**Source records**.
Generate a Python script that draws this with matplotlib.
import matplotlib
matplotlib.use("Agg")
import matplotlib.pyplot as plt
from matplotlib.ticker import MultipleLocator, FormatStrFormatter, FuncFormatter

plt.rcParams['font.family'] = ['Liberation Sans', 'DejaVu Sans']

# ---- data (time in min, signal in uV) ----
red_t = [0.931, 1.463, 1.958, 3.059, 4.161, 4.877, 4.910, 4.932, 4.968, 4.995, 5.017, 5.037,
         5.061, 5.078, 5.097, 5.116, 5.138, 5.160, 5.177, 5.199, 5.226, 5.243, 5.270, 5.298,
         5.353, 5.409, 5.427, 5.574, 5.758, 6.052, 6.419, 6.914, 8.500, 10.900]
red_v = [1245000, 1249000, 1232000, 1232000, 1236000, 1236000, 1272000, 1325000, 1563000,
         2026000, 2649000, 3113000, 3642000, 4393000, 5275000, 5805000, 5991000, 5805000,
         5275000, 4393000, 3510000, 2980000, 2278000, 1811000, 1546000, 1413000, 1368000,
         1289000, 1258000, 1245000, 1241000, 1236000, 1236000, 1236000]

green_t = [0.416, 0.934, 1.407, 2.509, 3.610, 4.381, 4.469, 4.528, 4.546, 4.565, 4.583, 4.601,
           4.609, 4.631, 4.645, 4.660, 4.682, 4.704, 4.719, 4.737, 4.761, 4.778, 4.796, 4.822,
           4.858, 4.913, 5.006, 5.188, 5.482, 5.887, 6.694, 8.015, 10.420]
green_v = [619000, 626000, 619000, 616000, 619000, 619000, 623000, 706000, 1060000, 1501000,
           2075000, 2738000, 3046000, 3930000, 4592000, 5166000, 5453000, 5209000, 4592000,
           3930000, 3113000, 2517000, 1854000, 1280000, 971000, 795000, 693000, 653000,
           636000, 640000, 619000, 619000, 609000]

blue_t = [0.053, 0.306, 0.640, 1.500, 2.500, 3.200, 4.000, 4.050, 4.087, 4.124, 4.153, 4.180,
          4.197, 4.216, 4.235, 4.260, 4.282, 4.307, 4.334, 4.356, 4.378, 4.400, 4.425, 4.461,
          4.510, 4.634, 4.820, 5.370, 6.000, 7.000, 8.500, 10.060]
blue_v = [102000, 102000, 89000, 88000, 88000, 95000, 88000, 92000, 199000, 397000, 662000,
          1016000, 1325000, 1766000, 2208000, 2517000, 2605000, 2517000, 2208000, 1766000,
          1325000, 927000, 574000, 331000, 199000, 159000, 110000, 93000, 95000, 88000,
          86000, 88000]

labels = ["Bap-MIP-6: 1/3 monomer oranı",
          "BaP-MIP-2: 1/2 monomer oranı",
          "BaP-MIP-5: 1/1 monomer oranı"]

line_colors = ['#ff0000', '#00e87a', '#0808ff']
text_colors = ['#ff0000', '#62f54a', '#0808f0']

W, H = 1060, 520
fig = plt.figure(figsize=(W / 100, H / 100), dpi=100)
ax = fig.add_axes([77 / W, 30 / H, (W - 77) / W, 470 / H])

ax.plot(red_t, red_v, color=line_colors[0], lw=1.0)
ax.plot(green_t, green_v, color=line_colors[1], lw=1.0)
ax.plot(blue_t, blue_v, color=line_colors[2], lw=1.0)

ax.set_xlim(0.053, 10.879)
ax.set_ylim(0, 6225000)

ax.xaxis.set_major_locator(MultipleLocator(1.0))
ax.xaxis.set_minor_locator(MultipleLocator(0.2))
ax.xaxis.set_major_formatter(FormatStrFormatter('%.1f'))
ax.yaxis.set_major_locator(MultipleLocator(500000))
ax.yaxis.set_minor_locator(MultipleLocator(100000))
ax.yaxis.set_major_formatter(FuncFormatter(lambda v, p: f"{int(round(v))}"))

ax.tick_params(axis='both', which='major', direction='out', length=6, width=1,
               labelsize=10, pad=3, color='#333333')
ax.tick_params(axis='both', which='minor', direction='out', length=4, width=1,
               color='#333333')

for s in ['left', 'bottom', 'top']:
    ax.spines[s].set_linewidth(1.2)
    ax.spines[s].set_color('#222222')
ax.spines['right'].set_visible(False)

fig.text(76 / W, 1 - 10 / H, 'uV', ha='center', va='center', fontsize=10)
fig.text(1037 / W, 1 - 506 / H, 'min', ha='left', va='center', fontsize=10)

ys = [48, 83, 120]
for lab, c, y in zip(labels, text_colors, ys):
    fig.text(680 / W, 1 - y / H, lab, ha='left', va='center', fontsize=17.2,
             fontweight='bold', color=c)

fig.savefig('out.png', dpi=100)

...

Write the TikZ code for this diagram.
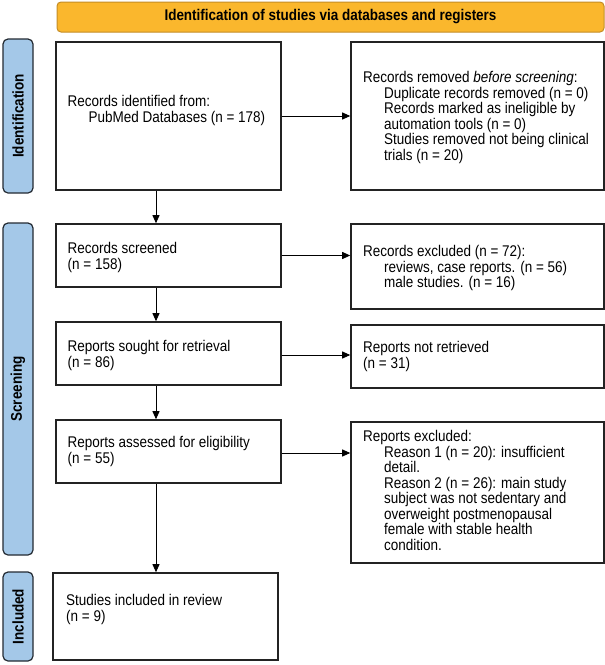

...

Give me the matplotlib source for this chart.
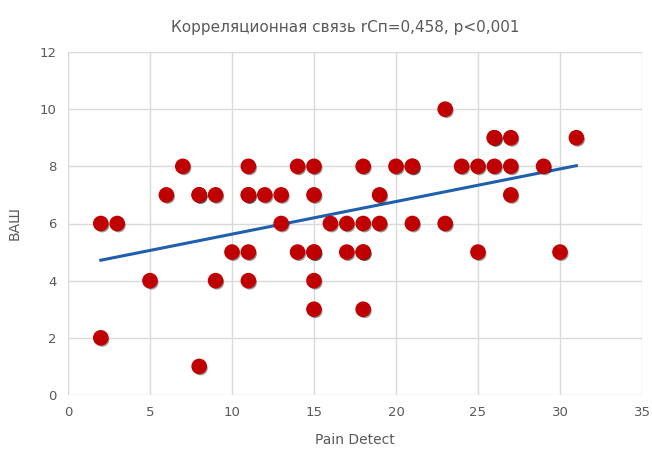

**Exercise instructions**.
Among the entries above, locate the lines containing "Generate a Python" and "plt.rcParams['font.family'] = ['Liberation", and transcribe exactly those two lines and all lines between.

**Result for this task**.
Generate a Python script that draws this with matplotlib.
import matplotlib
matplotlib.use("Agg")
import matplotlib.pyplot as plt
from matplotlib.ticker import MultipleLocator, FormatStrFormatter, FuncFormatter

plt.rcParams['font.family'] = ['Liberation Sans', 'DejaVu Sans']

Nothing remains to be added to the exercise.